Chega a ser hilária a manifestação da Procuradoria-Geral do Estado (PGE) sobre a denúncia dos gastos com passagens áreas e hospedagens da então primeira-dama Cristina Gomes durante os dois governos de Paulo Hartung.
A peça da PGE rebate com veemência os argumentos levantados na ação popular do estudante de Direito Renato Aguiar Silva, que sustenta que a psicóloga Cristina Gomes não poderia receber os benefícios do Estado por não ocupar qualquer função pública.
O autor da ação pede o ressarcimento de todas as despesas (passagens aéreas, hospedagens e refeições) da então primeira-dama que foram pagas com dinheiro público, entre os anos de 2005 e 2010, avaliadas em R$ 83,7 mil. Para Silva, as viagens de Cristina não atenderam a interesses públicos, mas particulares.
A manifestação da PGE, que nada mais é que uma defesa do casal, é assinada pelo procurador Paulo José Soares Serpa Filho. Coincidentemente, assessor do novo procurador-geral do Estado, Rodrigo Rabello, nomeado há alguns dias por Hartung.
Entre os argumentos apresentados para provar que não existe ilegalidade alguma nos gastos de viagens da então primeira-dama, um, em especial, chama atenção. Serpa Filho sustenta que Cristina, além de não causar dano ao erário, fez trabalho “voluntário” ao se deslocar dezenas de vezes, nos fins de semana, registre-se, entre o Rio de Janeiro e São Paulo para tratar de assuntos exclusivos do projeto Cais das Artes — uma obra de extremo interesse para os capixabas.

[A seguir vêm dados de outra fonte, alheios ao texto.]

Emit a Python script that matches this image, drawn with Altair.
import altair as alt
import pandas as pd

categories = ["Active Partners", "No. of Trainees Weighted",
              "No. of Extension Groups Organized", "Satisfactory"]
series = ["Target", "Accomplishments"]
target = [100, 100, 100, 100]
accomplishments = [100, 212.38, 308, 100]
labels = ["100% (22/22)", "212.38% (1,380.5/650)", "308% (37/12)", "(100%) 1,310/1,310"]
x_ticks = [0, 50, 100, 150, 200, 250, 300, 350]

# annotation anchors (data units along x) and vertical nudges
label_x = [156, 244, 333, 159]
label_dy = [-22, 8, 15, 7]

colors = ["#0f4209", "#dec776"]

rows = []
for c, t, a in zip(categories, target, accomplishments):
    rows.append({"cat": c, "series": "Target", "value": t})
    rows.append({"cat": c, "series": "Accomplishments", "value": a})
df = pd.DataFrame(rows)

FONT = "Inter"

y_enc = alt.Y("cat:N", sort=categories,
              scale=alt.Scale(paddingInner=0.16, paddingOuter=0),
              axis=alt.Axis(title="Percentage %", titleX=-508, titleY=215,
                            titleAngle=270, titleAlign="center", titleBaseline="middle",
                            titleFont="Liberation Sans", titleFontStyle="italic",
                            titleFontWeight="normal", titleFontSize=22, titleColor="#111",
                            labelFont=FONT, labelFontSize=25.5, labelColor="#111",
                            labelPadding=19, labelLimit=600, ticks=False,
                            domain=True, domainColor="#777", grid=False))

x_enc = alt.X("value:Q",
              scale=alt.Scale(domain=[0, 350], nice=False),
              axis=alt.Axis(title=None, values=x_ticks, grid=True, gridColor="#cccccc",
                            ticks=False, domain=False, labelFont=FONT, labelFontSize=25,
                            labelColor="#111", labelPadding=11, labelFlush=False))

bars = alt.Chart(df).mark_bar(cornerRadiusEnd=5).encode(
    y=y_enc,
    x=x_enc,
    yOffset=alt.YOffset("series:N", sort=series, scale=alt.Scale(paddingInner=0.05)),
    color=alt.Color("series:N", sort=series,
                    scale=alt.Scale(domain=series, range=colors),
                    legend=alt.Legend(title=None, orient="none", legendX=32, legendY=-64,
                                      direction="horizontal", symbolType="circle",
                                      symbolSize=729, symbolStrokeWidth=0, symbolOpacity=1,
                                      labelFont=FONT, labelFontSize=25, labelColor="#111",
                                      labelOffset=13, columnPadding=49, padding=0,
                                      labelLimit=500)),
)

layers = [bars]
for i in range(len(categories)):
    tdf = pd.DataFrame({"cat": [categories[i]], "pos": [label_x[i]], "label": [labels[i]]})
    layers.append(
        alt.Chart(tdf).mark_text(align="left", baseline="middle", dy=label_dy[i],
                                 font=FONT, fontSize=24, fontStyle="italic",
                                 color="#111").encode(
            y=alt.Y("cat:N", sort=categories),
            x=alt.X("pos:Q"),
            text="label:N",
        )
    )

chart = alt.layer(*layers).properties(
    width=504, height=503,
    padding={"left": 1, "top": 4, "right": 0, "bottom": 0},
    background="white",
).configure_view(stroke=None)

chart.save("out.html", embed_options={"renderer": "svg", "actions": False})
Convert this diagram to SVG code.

A defesa de Serpa Filho é tão eloquente que transforma a suspeita em vítima. Observem este trecho: “Carece de fundamento, portanto, a tese inicial segundo a qual o custeio de passagens aéreas e outras despesas necessárias ao desempenho de atividade pública a título voluntário, exercida por agente privado em prol de ente federado, teria o condão de causar lesão à ordem jurídica vigente ou dano ao erário”, afirma o procurador.
Ele acrescenta que “o fato de a primeira-dama não ser agente público não impede que seu deslocamento seja custeado pelos cofres públicos”.
O procurador, em outras palavras, ratifica a tese que Hartung usou durante a campanha, quando o escândalo das viagens veio à tona.
No auge na disputa eleitoral, essa, aliás, foi a primeira importante acusação que o então candidato à reeleição Renato Casagrande (PSB) fez contra o rival.
Acuado, sem ter como se defender das acusações que estavam sustentadas em farta documentação, Hartung passou a tratar a denúncias como “ataques covardes” de Casagrande. O tempo todo, ele repudiou a atitude do adversário de atingir sua família, mas nunca esclareceu as viagens da mulher.
Desde a campanha, Hartung reivindicou o papel de vítima para ele e sua família. Essa era a estratégia mais prática para evitar dar explicações sobre o imbróglio.
De tanto repetir que era vítima, a PGE ouviu as súplicas de Hartung para pôr um ponto final nas suspeitas levantadas contra a mulher do governador.
A manifestação de Serpa Filho deve ter superado as expectativas do próprio Hartung. De acusada de malversação do dinheiro público, a primeira-dama se transforma numa alma voluntariosa e caridosa que não mediu esforços para transformar o sonho do marido em realidade.